Speaking to members of Toronto’s Empire Club, Marsden said deterioration in the quality of education at all of Ontario’s 18 universities came at a time when “the country and the province focused almost exclusively on debt and deficit reduction and health care”.
Right: Lorna R. Marsden, York president and vice-chancellor, speaks to members of the Empire Club in Toronto
“Highly talented faculty have fled to other jurisdictions with better research facilities, smaller class sizes and greater public interest in their work,” said Marsden.

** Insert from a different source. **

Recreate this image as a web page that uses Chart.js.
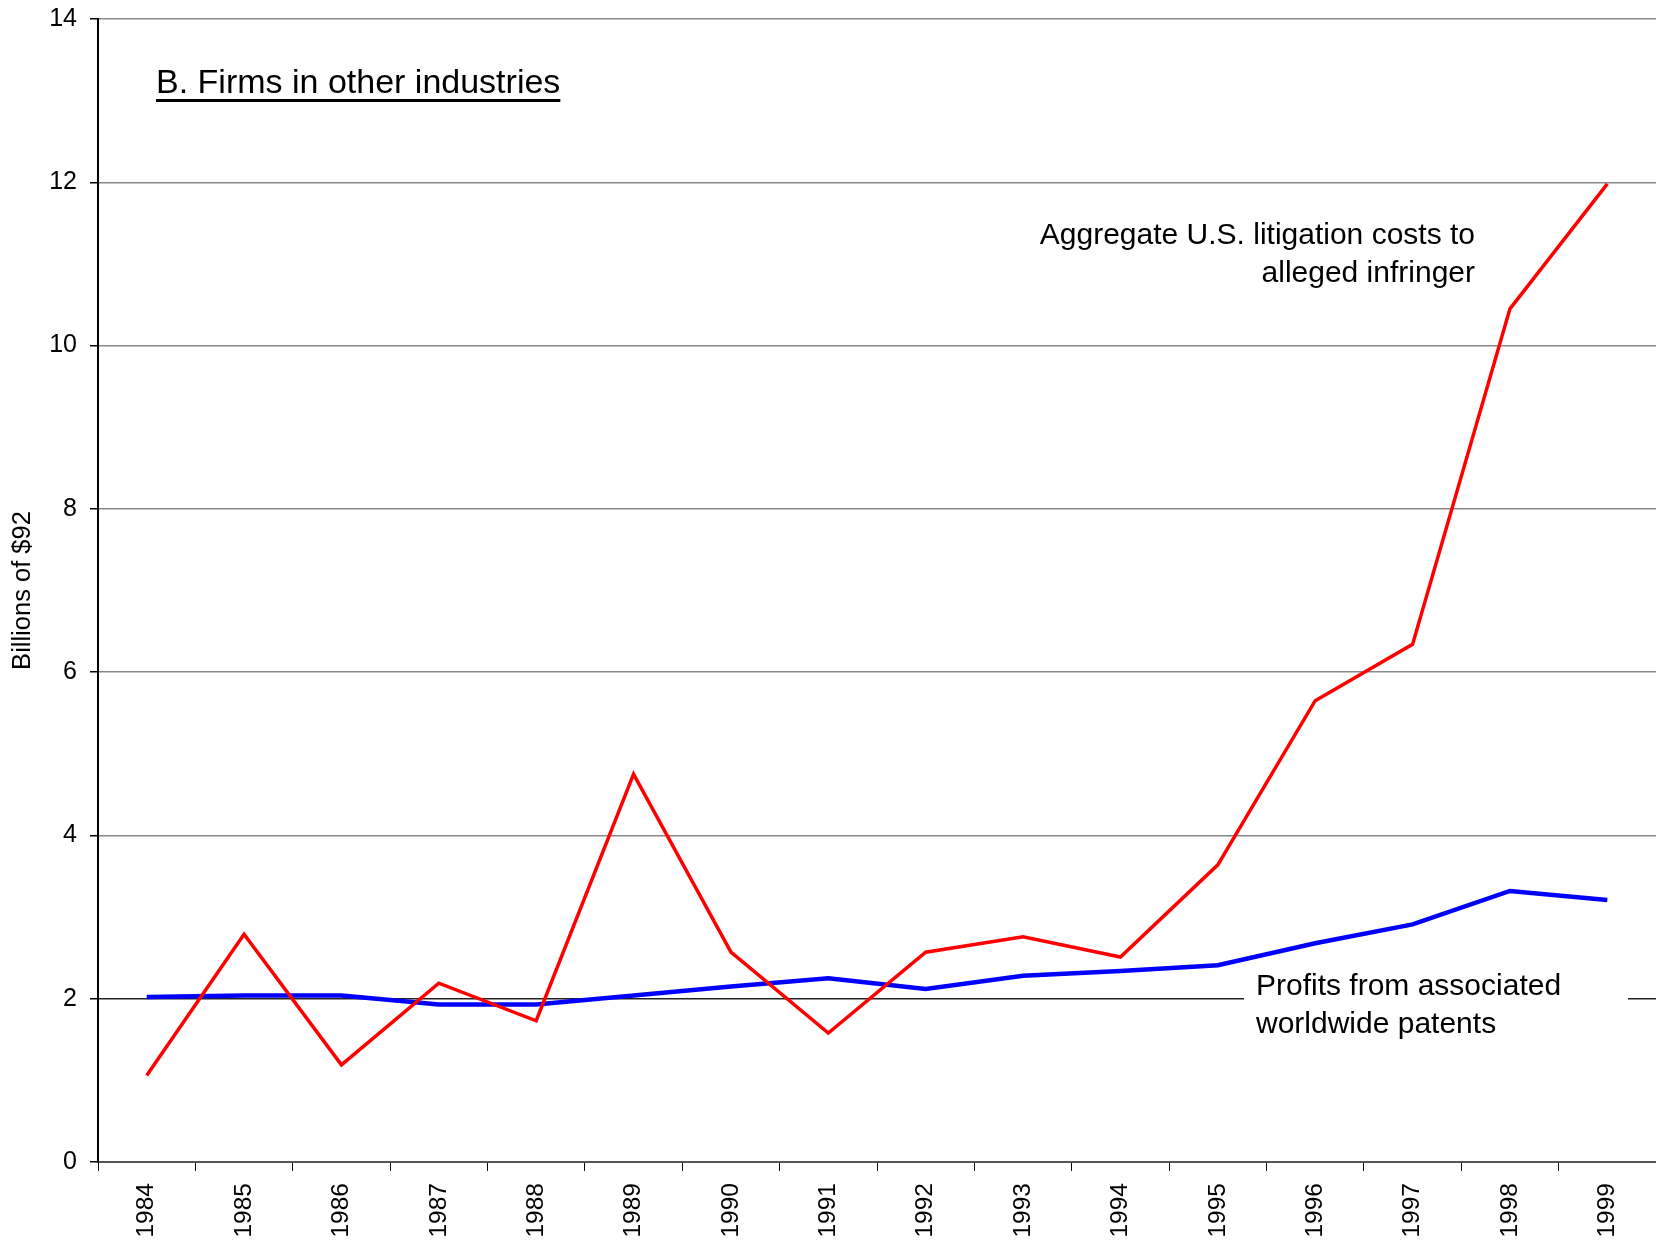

The talk at the Empire Club luncheon by Marsden and Rick Miner, president of Seneca College, came as universities and colleges await a response to the report on postsecondary education for the Ontario government by former premier Bob Rae, released in February. Marsden commended the report, urging government to consider recommendations for “keeping up the strength of faculty and facilities.”
The appeal comes as the provincial government prepares to announce its 2005-2006 budget. Marsden urged the provincial government to “give students hope for an education that makes them competitive in the North American and global economies” by considering “a long-term plan for universities, a reorientation of spending to invest in students, and a commitment to work with other levels of government to drive additional commitments to the rising generations” of students.
Calling the Rae report a “cogent case for better funding”, Marsden said “it is not by accident that both applications and enrolments in university have been growing in Ontario way beyond the spaces needed for the double cohort. Students and their families know that a university degree improves the quality, the length and the rewards of their lives.”
Citing lower per-capita funding than other provinces and the replacement of grants with student loans, Marsden also said that, in Ontario, “we have been letting our students and potential students down badly.”
Rae, she said, made an “excellent, detailed case for more and better funding for all students and for restoring the Ontario Student Opportunity Trust Fund – a plan of matching grants from those generous citizens who donate to scholarships and bursaries.”
Looking forward to York’s 50th anniversary in 2009, Marsden said that by then, “we hope, we believe, that the impact of the Rae Review will have been realized: that our faculty will be even stronger, that our interdisciplinary commitments will be recognized for what they are – important to our students and the communities in which our graduates will work and live…and that Ontario universities will once again be competitive not only across Canada but around the globe.”